Consider a derivative contract known as a swap. In one simple form of a swap, a derivatives dealer, often an investment bank, agrees to pay a counterparty -- say, a hedge fund -- the change in the market price of a stipulated security. In return, the dealer receives payments tied to something else, often a benchmark interest rate.

Suppose a hedge fund wants to bet that IBM stock will rise. Under the SEC rule governing margin lending, the fund couldn't borrow more than $50 for every $100 of IBM stock it buys. A "total-return swap" on $100 of IBM shares would cost $5 or less for many hedge funds, at least initially. If IBM shares were to rise, the return per invested dollar would be better than if the hedge fund bought the IBM shares outright using a margin loan.

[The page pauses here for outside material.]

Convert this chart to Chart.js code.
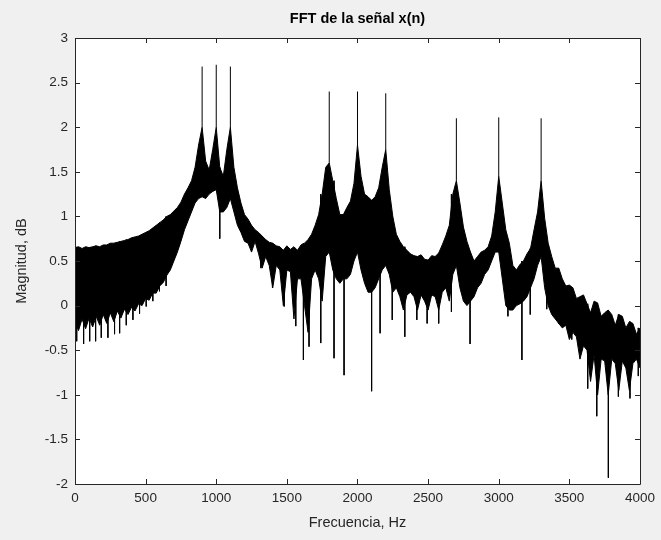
<!DOCTYPE html>
<html>
<head>
<meta charset="utf-8">
<title>FFT de la señal x(n)</title>
<script src="https://cdn.jsdelivr.net/npm/chart.js"></script>
<style>
  html, body { margin: 0; padding: 0; background: #f0f0f0; }
  canvas { display: block; }
</style>
</head>
<body>
<canvas id="grafico" width="661" height="540"></canvas>
<script>
// frecuencias (Hz) donde se leyo la envolvente
const frecuencias = [
    0, 25, 50, 75, 100, 125, 150, 175, 200, 225,
    250, 275, 300, 325, 350, 375, 400, 425, 450, 475,
    500, 525, 550, 575, 600, 625, 650, 675, 700, 725,
    750, 775, 800, 825, 850, 875, 900, 925, 950, 975,
    1000, 1025, 1050, 1075, 1100, 1125, 1150, 1175, 1200, 1225,
    1250, 1275, 1300, 1325, 1350, 1375, 1400, 1425, 1450, 1475,
    1500, 1525, 1550, 1575, 1600, 1625, 1650, 1675, 1700, 1725,
    1750, 1775, 1800, 1825, 1850, 1875, 1900, 1925, 1950, 1975,
    2000, 2025, 2050, 2075, 2100, 2125, 2150, 2175, 2200, 2225,
    2250, 2275, 2300, 2325, 2350, 2375, 2400, 2425, 2450, 2475,
    2500, 2525, 2550, 2575, 2600, 2625, 2650, 2675, 2700, 2725,
    2750, 2775, 2800, 2825, 2850, 2875, 2900, 2925, 2950, 2975,
    3000, 3025, 3050, 3075, 3100, 3125, 3150, 3175, 3200, 3225,
    3250, 3275, 3300, 3325, 3350, 3375, 3400, 3425, 3450, 3475,
    3500, 3525, 3550, 3575, 3600, 3625, 3650, 3675, 3700, 3725,
    3750, 3775, 3800, 3825, 3850, 3875, 3900, 3925, 3950, 3975,
    4000
];

// borde superior de la banda negra (dB)
const envSuperior = [
    0.65, 0.66, 0.64, 0.66, 0.65, 0.66, 0.67, 0.66, 0.68, 0.68,
    0.70, 0.70, 0.71, 0.72, 0.73, 0.74, 0.76, 0.77, 0.78, 0.80,
    0.82, 0.84, 0.87, 0.90, 0.93, 0.96, 1.00, 1.02, 1.06, 1.10,
    1.16, 1.25, 1.32, 1.40, 1.55, 1.80, 2.00, 1.62, 1.52, 1.75,
    2.00, 1.55, 1.45, 1.75, 2.00, 1.55, 1.32, 1.15, 1.02, 0.97,
    0.90, 0.85, 0.82, 0.78, 0.74, 0.71, 0.70, 0.67, 0.66, 0.62,
    0.67, 0.63, 0.66, 0.62, 0.68, 0.70, 0.74, 0.80, 0.90, 1.02,
    1.25, 1.55, 1.60, 1.40, 1.20, 1.02, 1.02, 1.10, 1.17, 1.37,
    1.80, 1.45, 1.25, 1.22, 1.18, 1.22, 1.32, 1.55, 1.75, 1.30,
    1.00, 0.80, 0.72, 0.66, 0.62, 0.58, 0.56, 0.55, 0.57, 0.52,
    0.51, 0.56, 0.55, 0.59, 0.68, 0.78, 0.90, 1.25, 1.40, 1.15,
    0.88, 0.72, 0.60, 0.50, 0.55, 0.60, 0.62, 0.66, 0.78, 1.05,
    1.45, 1.15, 0.85, 0.70, 0.45, 0.40, 0.46, 0.50, 0.58, 0.64,
    0.85, 1.05, 1.40, 0.98, 0.70, 0.55, 0.42, 0.42, 0.30, 0.22,
    0.23, 0.20, 0.08, 0.10, 0.12, 0.02, -0.08, 0.05, 0.03, -0.12,
    -0.08, -0.05, -0.10, -0.22, -0.10, -0.12, -0.25, -0.18, -0.20, -0.32,
    -0.25
];

// borde inferior de la banda negra (dB)
const envInferior = [
    -0.18, -0.28, -0.15, -0.26, -0.14, -0.24, -0.12, -0.22, -0.10, -0.20,
    -0.08, -0.18, -0.06, -0.14, -0.04, -0.10, -0.02, -0.06, 0.02, 0.00,
    0.08, 0.06, 0.14, 0.14, 0.22, 0.26, 0.34, 0.40, 0.50, 0.60,
    0.72, 0.85, 0.95, 1.05, 1.15, 1.20, 1.22, 1.20, 1.25, 1.28,
    1.30, 1.05, 1.05, 1.10, 1.20, 1.05, 0.90, 0.82, 0.72, 0.70,
    0.60, 0.72, 0.58, 0.42, 0.55, 0.45, 0.20, 0.45, 0.40, 0.00,
    0.40, 0.38, -0.15, 0.30, 0.30, 0.00, -0.30, 0.30, 0.40, 0.30,
    0.05, 0.55, 0.60, 0.40, 0.30, 0.25, 0.30, 0.30, 0.35, 0.50,
    0.60, 0.40, 0.25, 0.15, 0.15, 0.20, 0.30, 0.40, 0.45, 0.35,
    0.15, 0.20, 0.10, -0.05, 0.12, 0.15, 0.10, -0.05, 0.12, 0.05,
    -0.05, 0.12, 0.10, -0.05, 0.15, 0.20, 0.05, 0.35, 0.45, 0.20,
    0.05, 0.00, 0.05, 0.10, 0.20, 0.25, 0.35, 0.40, 0.50, 0.60,
    0.60, 0.30, 0.00, -0.05, -0.05, 0.00, 0.02, 0.05, 0.10, 0.20,
    0.30, 0.45, 0.55, 0.20, 0.00, -0.10, -0.15, -0.20, -0.25, -0.22,
    -0.38, -0.30, -0.35, -0.60, -0.45, -0.50, -0.85, -0.55, -1.00, -0.60,
    -0.62, -1.00, -0.60, -0.65, -0.95, -0.62, -0.70, -0.95, -0.65, -0.60,
    -0.70
];

// picos finos (tonos)
const picosFrec = [900, 1000, 1100, 1800, 2000, 2200, 2700, 3000, 3300];
const picosMag  = [2.68, 2.70, 2.68, 2.40, 2.40, 2.38, 2.10, 2.11, 2.10];

// caidas finas hacia abajo
const caidasFrec = [
    12, 61, 104, 146, 186, 233, 280, 316, 363, 410, 457, 504, 551, 598, 645,
    1025, 1316, 1398, 1481, 1563, 1617, 1657, 1740, 1834, 1905,
    2100, 2160, 2246, 2335, 2420, 2493, 2575, 2665, 2797,
    3065, 3164, 3223, 3340, 3423, 3517, 3630, 3694, 3776, 3847, 3929, 3988
];
const caidasMag = [
    -0.40, -0.43, -0.40, -0.40, -0.36, -0.36, -0.32, -0.31, -0.22, -0.16, -0.09, -0.01, 0.05, 0.16, 0.22,
    0.75, 0.42, 0.20, -0.01, -0.23, -0.61, -0.46, -0.42, -0.59, -0.78,
    -0.96, -0.31, -0.16, -0.35, -0.16, -0.20, -0.20, -0.07, -0.43,
    -0.12, -0.61, -0.10, -0.04, -0.20, -0.38, -0.93, -1.24, -1.93, -1.02, -1.04, -0.79
];

const ticksX = [0, 500, 1000, 1500, 2000, 2500, 3000, 3500, 4000];

function indiceCercano(f) {
    let mejor = 0;
    frecuencias.forEach((v, i) => {
        if (Math.abs(v - f) < Math.abs(frecuencias[mejor] - f)) mejor = i;
    });
    return mejor;
}

const puntosSup = frecuencias.map((f, i) => ({ x: f, y: envSuperior[i] }));
const puntosInf = frecuencias.map((f, i) => ({ x: f, y: envInferior[i] }));

// segmentos verticales: pico desde la banda hasta su valor, caidas igual
const puntosEsp = [];
picosFrec.forEach((f, i) => {
    puntosEsp.push({ x: f, y: envSuperior[indiceCercano(f)] });
    puntosEsp.push({ x: f, y: picosMag[i] });
    puntosEsp.push({ x: f, y: null });
});
caidasFrec.forEach((f, i) => {
    puntosEsp.push({ x: f, y: envSuperior[indiceCercano(f)] });
    puntosEsp.push({ x: f, y: caidasMag[i] });
    puntosEsp.push({ x: f, y: null });
});

const colorEjes = "#262626";

// fondo gris, area blanca, caja y marcas hacia dentro (estilo matlab)
const estiloMatlab = {
    id: "estiloMatlab",
    beforeDraw(chart) {
        const { ctx, chartArea: a } = chart;
        ctx.save();
        ctx.fillStyle = "#f0f0f0";
        ctx.fillRect(0, 0, chart.width, chart.height);
        ctx.fillStyle = "#ffffff";
        ctx.fillRect(a.left, a.top, a.right - a.left, a.bottom - a.top);
        ctx.restore();
    },
    afterDraw(chart) {
        const { ctx, chartArea: a } = chart;
        const sx = chart.scales.x, sy = chart.scales.y;
        const L = 5;
        ctx.save();
        ctx.strokeStyle = colorEjes;
        ctx.lineWidth = 1;
        ctx.beginPath();
        ctx.rect(Math.round(a.left) + 0.5, Math.round(a.top) + 0.5,
                 Math.round(a.right - a.left), Math.round(a.bottom - a.top));
        sx.ticks.forEach(t => {
            const px = Math.round(sx.getPixelForValue(t.value)) + 0.5;
            ctx.moveTo(px, a.bottom); ctx.lineTo(px, a.bottom - L);
            ctx.moveTo(px, a.top); ctx.lineTo(px, a.top + L);
        });
        sy.ticks.forEach(t => {
            const py = Math.round(sy.getPixelForValue(t.value)) + 0.5;
            ctx.moveTo(a.left, py); ctx.lineTo(a.left + L, py);
            ctx.moveTo(a.right, py); ctx.lineTo(a.right - L, py);
        });
        ctx.stroke();
        ctx.restore();
    }
};

const fuente = "'Liberation Sans', Arial, Helvetica, sans-serif";

new Chart(document.getElementById("grafico").getContext("2d"), {
    type: "line",
    data: {
        datasets: [
            {
                data: puntosSup,
                borderColor: "#000000",
                backgroundColor: "#000000",
                borderWidth: 1,
                pointRadius: 0,
                tension: 0,
                fill: "+1"
            },
            {
                data: puntosInf,
                borderColor: "#000000",
                borderWidth: 1,
                pointRadius: 0,
                tension: 0,
                fill: false
            },
            {
                data: puntosEsp,
                borderColor: "#000000",
                borderWidth: 1,
                pointRadius: 0,
                spanGaps: false,
                fill: false
            }
        ]
    },
    options: {
        responsive: false,
        animation: false,
        events: [],
        layout: { padding: { left: 0, right: 19, top: 0, bottom: 0 } },
        plugins: {
            legend: { display: false },
            tooltip: { enabled: false },
            title: {
                display: true,
                text: "FFT de la señal x(n)",
                fullSize: false,
                color: "#000000",
                font: { family: fuente, size: 14.5, weight: "bold" },
                padding: { top: 10, bottom: 10.6 }
            }
        },
        scales: {
            x: {
                type: "linear",
                min: 0,
                max: 4000,
                afterBuildTicks: s => { s.ticks = ticksX.map(v => ({ value: v })); },
                afterFit: s => { s.height = 56; },
                grid: { display: false, drawTicks: false },
                border: { display: false },
                ticks: {
                    color: colorEjes,
                    padding: 6,
                    maxRotation: 0,
                    font: { family: fuente, size: 13.5 },
                    callback: v => String(v)
                },
                title: {
                    display: true,
                    text: "Frecuencia, Hz",
                    color: colorEjes,
                    font: { family: fuente, size: 14.5 },
                    padding: { top: 0, bottom: 8.5 }
                }
            },
            y: {
                min: -2,
                max: 3,
                afterFit: s => { s.width = 75; },
                grid: { display: false, drawTicks: false },
                border: { display: false },
                ticks: {
                    stepSize: 0.5,
                    color: colorEjes,
                    padding: 7,
                    font: { family: fuente, size: 13.5 },
                    callback: v => String(v)
                },
                title: {
                    display: true,
                    text: "Magnitud, dB",
                    color: colorEjes,
                    font: { family: fuente, size: 14.5 },
                    padding: { top: 13.3, bottom: 0 }
                }
            }
        }
    },
    plugins: [estiloMatlab]
});
</script>
</body>
</html>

If IBM shares were to fall, however, the derivative leverage would work in reverse: The hedge fund would have to pay the counterparty an amount equal to the decline in share value -- plus the agreed-upon fee.

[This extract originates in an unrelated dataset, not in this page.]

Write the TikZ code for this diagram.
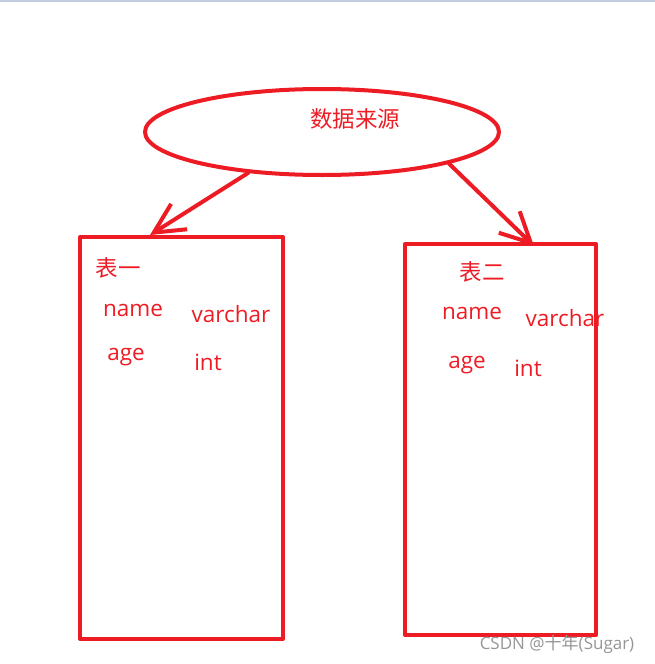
\documentclass[tikz,border=0pt]{standalone}
\usepackage{fontspec}
\setmainfont{Open Sans}
\newfontfamily\cjk{Noto Sans CJK SC}
\usepackage{xcolor}
\usetikzlibrary{shapes.geometric,arrows.meta}
\definecolor{paintred}{RGB}{237,28,36}
\definecolor{topline}{RGB}{196,205,222}
\definecolor{markgray}{RGB}{150,150,150}

\begin{document}
\begin{tikzpicture}[x=1pt,y=-1pt,>={Straight Barb[length=30pt,width=30pt]},
                    line cap=round,line join=round,
                    every node/.style={text=paintred,inner sep=0pt,font=\fontsize{22.5}{26}\selectfont},
                    source/.style={ellipse,draw=paintred,line width=4pt,minimum width=354pt,minimum height=86pt},
                    tbl/.style={rectangle,draw=paintred,line width=4pt},
                    link/.style={->,draw=paintred,line width=4pt}]
    \useasboundingbox (0,0) rectangle (655,664);
    \fill[topline] (0,0) rectangle (655,2);

    \node[source] (src) at (322,132) {};
    \node (srctext) at (355,119) {\cjk 数据来源};

    \node[tbl,minimum width=203pt,minimum height=402pt] (tbl1) at (181.5,438) {};
    \node[tbl,minimum width=191pt,minimum height=391pt] (tbl2) at (500.5,439.5) {};

    % table one
    \node (t1name) at (118,268) {\cjk 表一};
    \node (t1c1)   at (133,310) {name};
    \node (t1c1t)  at (231,314) {varchar};
    \node (t1c2)   at (126,357) {age};
    \node (t1c2t)  at (208,362) {int};

    % table two
    \node (t2name) at (482,272) {\cjk 表二};
    \node (t2c1)   at (472,313) {name};
    \node (t2c1t)  at (565,318) {varchar};
    \node (t2c2)   at (467,365) {age};
    \node (t2c2t)  at (528,368) {int};

    \draw[link] (src.209) -- ([xshift=72pt]tbl1.north west);
    \draw[link] (src.-14) -- ([xshift=131pt,yshift=-4pt]tbl2.north west);

    \node[text=markgray,font=\fontsize{17}{20}\selectfont] (mark) at (557,644) {CSDN @{\cjk 十年}(Sugar)};
\end{tikzpicture}
\end{document}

Mr. Buffett contends that the proliferation of such swaps is dangerous. "Total-return swaps make a mockery of margin requirements," he says. The widespread use of swaps, he maintains, makes the leverage that preceded the 1929 crash "look like a Sunday-school picnic."

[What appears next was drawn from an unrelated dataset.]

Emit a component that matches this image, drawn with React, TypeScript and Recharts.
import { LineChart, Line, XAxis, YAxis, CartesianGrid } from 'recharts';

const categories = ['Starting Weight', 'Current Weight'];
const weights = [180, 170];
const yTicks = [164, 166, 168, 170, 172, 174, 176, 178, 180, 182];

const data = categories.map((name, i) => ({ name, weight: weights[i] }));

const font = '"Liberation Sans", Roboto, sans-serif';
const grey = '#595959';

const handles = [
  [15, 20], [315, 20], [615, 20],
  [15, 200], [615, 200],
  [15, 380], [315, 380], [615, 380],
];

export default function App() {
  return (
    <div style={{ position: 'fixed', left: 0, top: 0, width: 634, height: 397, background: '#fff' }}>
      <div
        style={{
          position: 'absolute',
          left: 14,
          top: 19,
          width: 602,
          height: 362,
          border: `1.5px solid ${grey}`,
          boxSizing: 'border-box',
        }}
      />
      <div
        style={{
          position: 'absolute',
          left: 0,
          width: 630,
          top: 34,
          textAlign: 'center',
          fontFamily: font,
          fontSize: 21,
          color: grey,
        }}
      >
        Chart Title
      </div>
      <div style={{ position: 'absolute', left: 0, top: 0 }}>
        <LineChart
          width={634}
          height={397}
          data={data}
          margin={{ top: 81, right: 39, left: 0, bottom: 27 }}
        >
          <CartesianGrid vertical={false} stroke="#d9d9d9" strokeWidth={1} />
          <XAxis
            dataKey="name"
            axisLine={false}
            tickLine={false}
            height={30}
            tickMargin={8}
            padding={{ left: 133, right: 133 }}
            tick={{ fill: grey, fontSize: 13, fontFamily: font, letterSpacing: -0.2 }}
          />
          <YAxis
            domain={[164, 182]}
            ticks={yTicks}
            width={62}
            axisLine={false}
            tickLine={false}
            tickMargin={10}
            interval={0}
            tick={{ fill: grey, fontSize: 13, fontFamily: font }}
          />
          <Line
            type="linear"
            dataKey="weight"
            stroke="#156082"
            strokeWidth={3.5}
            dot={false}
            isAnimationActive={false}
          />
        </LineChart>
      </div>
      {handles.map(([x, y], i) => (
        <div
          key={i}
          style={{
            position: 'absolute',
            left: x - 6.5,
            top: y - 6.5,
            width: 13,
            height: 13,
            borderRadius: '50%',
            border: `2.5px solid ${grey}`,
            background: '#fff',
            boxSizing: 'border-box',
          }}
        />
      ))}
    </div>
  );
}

Hedge funds are under no obligation to publicly disclose derivatives transactions or borrowing levels. But Citadel Investment Group, a $13.5 billion Chicago hedge fund run by Kenneth Griffin, had to do so when it sold bonds last year. A bond-offering document said the fund's leverage ratio -- the value of its assets compared to its capital from investors -- stood at 13.5 to 1, due in part to its use of derivatives. That raised eyebrows in an industry where 5-to-1 leverage is considered aggressive. Citadel's filing noted that once certain other financial agreements were taken into account, the leverage ratio was about 7.8 to 1.

What kind of leverage maneuvers was Citadel using? Its filing provided one example: It used a total-return swap on a $400 million basket of securities "to provide leverage" to the fund. That swap, negotiated last October, entitled the fund to collect payments equal to what it would have gained if it actually owned all those securities. Citadel paid a negotiated fee to the swap's counterparty, HSBC Corp.

Mr. Paulson, who runs New York's Paulson & Co., used a different form of swap to play his hunch that trouble was coming for companies that lend aggressively to home buyers with sketchy credit. Figuring that bonds backed by subprime mortgages would fall in value, he invested $1 billion in credit-default swaps. In essence, he bought insurance against losses on about $10 billion worth of bonds held by other investors. When those bonds decline in value, Mr. Paulson collects from his counterparties an amount equal to those declines. The subprime market unraveled earlier this year, and Mr. Paulson's fund notched about $1 billion in paper profits, as of early March.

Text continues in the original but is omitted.